● EXERCISE DIRECTIONS
Give all the lines below again, exactly, with no pictures.
>> begin INFORMATION SUPPLIED
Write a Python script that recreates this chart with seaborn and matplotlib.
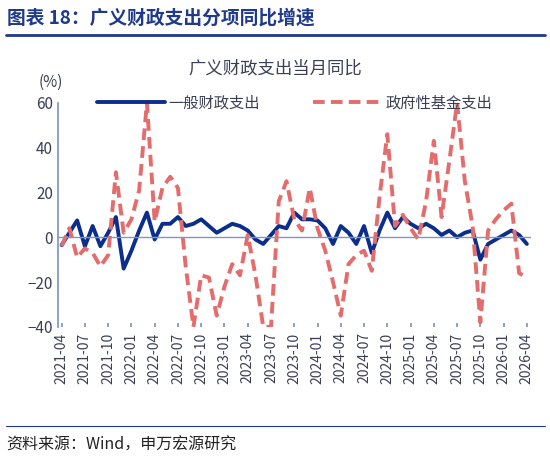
import matplotlib
matplotlib.use("Agg")
import matplotlib.pyplot as plt
import seaborn as sns
import pandas as pd

months = pd.period_range("2021-04", "2026-04", freq="M").strftime("%Y-%m").tolist()
general = [-3.5, 2, 7.5, -4, 5, -4, 2, 9, -14, -6, 3, 11, -1, 6, 6, 9, 5, 6, 8, 5, 2, 4, 6, 5, 3, -1, -3, 1, 5, 4,
           11, 8, 8, 7.5, 4, -3, 5, 2, -3, 5, -7, 3, 11, 4, 9, 6, 4, 6, 4, 1, 3, 0, 2, 3, -10, -3, -1, 1, 3, 1, -3]
fund = [-4, 4, -9, -5, -7, -13, -8, 29, 2, 8, 21, 60, 7, 22, 27, 22, -13, -40, -17, -18, -35, -22, -12, -17, 1, -17, -40, -40, 16, 25,
        8, 3, 22, 4, -6, -20, -35, -12, -8, -6, -15, 18, 46, 5, 10, 4, -1, 16, 43, 9, 34, 60, 25, 5, -38, 3, 8, 12, 15, -16, -18]

sns.set_theme(style="white")
plt.rcParams['font.family'] = ['Noto Sans CJK SC', 'DejaVu Sans']
txt = "#3A3F55"

df = pd.DataFrame({"month": range(len(months)), "一般财政支出": general, "政府性基金支出": fund})
fig = plt.figure(figsize=(5.5, 4.61), dpi=100)
ax = fig.add_axes([0.105, 0.291, 0.86, 0.486])
sns.lineplot(data=df, x="month", y="一般财政支出", ax=ax, color="#0B2D8C", lw=2.8, label="一般财政支出")
sns.lineplot(data=df, x="month", y="政府性基金支出", ax=ax, color="#E46C6C", lw=2.8, ls=(0, (3, 1.6)), label="政府性基金支出")
ax.set_ylim(-40, 60)
ax.set_xlim(-0.5, len(months) - 0.5)
ax.set_yticks([-40, -20, 0, 20, 40, 60])
ax.set_xticks(range(0, len(months), 3))
ax.set_xticklabels(months[::3], rotation=90, fontsize=10, color=txt)
ax.tick_params(axis='y', labelsize=11, labelcolor=txt)
ax.set_xlabel(""); ax.set_ylabel("")
for s in ["top", "right", "bottom"]:
    ax.spines[s].set_visible(False)
ax.spines["left"].set_color("#8096C0")
ax.axhline(0, color="#8096C0", lw=1)
ax.tick_params(axis='x', length=3, direction='in', color="#8096C0", bottom=True, pad=4)
ax.tick_params(axis='y', length=0)
leg = ax.legend(loc="upper center", bbox_to_anchor=(0.5, 1.1), ncol=2, frameon=False, fontsize=11,
                handlelength=4.5, handletextpad=0.2, columnspacing=3.5)
for t in leg.get_texts():
    t.set_color(txt)
ax.text(-0.04, 1.07, "(%)", transform=ax.transAxes, fontsize=11, color=txt)
fig.text(0.5, 0.84, "广义财政支出当月同比", ha="center", fontsize=12.5, color=txt)
fig.text(0.012, 0.95, "图表 18：广义财政支出分项同比增速", fontsize=13.5, fontweight="bold", color="#1F3A8C")
fig.add_artist(plt.Line2D([0.01, 0.99], [0.925, 0.925], color="#1F3A8C", lw=2))
fig.add_artist(plt.Line2D([0.01, 0.99], [0.075, 0.075], color="#1F3A8C", lw=0.8))
fig.text(0.012, 0.025, "资料来源：Wind，申万宏源研究", fontsize=11.5, color="#222222")
fig.savefig("out.png", dpi=100)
>> end INFORMATION SUPPLIED
● COMPLETED EXERCISE
Write a Python script that recreates this chart with seaborn and matplotlib.
import matplotlib
matplotlib.use("Agg")
import matplotlib.pyplot as plt
import seaborn as sns
import pandas as pd

months = pd.period_range("2021-04", "2026-04", freq="M").strftime("%Y-%m").tolist()
general = [-3.5, 2, 7.5, -4, 5, -4, 2, 9, -14, -6, 3, 11, -1, 6, 6, 9, 5, 6, 8, 5, 2, 4, 6, 5, 3, -1, -3, 1, 5, 4,
           11, 8, 8, 7.5, 4, -3, 5, 2, -3, 5, -7, 3, 11, 4, 9, 6, 4, 6, 4, 1, 3, 0, 2, 3, -10, -3, -1, 1, 3, 1, -3]
fund = [-4, 4, -9, -5, -7, -13, -8, 29, 2, 8, 21, 60, 7, 22, 27, 22, -13, -40, -17, -18, -35, -22, -12, -17, 1, -17, -40, -40, 16, 25,
        8, 3, 22, 4, -6, -20, -35, -12, -8, -6, -15, 18, 46, 5, 10, 4, -1, 16, 43, 9, 34, 60, 25, 5, -38, 3, 8, 12, 15, -16, -18]

sns.set_theme(style="white")
plt.rcParams['font.family'] = ['Noto Sans CJK SC', 'DejaVu Sans']
txt = "#3A3F55"

df = pd.DataFrame({"month": range(len(months)), "一般财政支出": general, "政府性基金支出": fund})
fig = plt.figure(figsize=(5.5, 4.61), dpi=100)
ax = fig.add_axes([0.105, 0.291, 0.86, 0.486])
sns.lineplot(data=df, x="month", y="一般财政支出", ax=ax, color="#0B2D8C", lw=2.8, label="一般财政支出")
sns.lineplot(data=df, x="month", y="政府性基金支出", ax=ax, color="#E46C6C", lw=2.8, ls=(0, (3, 1.6)), label="政府性基金支出")
ax.set_ylim(-40, 60)
ax.set_xlim(-0.5, len(months) - 0.5)
ax.set_yticks([-40, -20, 0, 20, 40, 60])
ax.set_xticks(range(0, len(months), 3))
ax.set_xticklabels(months[::3], rotation=90, fontsize=10, color=txt)
ax.tick_params(axis='y', labelsize=11, labelcolor=txt)
ax.set_xlabel(""); ax.set_ylabel("")
for s in ["top", "right", "bottom"]:
    ax.spines[s].set_visible(False)
ax.spines["left"].set_color("#8096C0")
ax.axhline(0, color="#8096C0", lw=1)
ax.tick_params(axis='x', length=3, direction='in', color="#8096C0", bottom=True, pad=4)
ax.tick_params(axis='y', length=0)
leg = ax.legend(loc="upper center", bbox_to_anchor=(0.5, 1.1), ncol=2, frameon=False, fontsize=11,
                handlelength=4.5, handletextpad=0.2, columnspacing=3.5)
for t in leg.get_texts():
    t.set_color(txt)
ax.text(-0.04, 1.07, "(%)", transform=ax.transAxes, fontsize=11, color=txt)
fig.text(0.5, 0.84, "广义财政支出当月同比", ha="center", fontsize=12.5, color=txt)
fig.text(0.012, 0.95, "图表 18：广义财政支出分项同比增速", fontsize=13.5, fontweight="bold", color="#1F3A8C")
fig.add_artist(plt.Line2D([0.01, 0.99], [0.925, 0.925], color="#1F3A8C", lw=2))
fig.add_artist(plt.Line2D([0.01, 0.99], [0.075, 0.075], color="#1F3A8C", lw=0.8))
fig.text(0.012, 0.025, "资料来源：Wind，申万宏源研究", fontsize=11.5, color="#222222")
fig.savefig("out.png", dpi=100)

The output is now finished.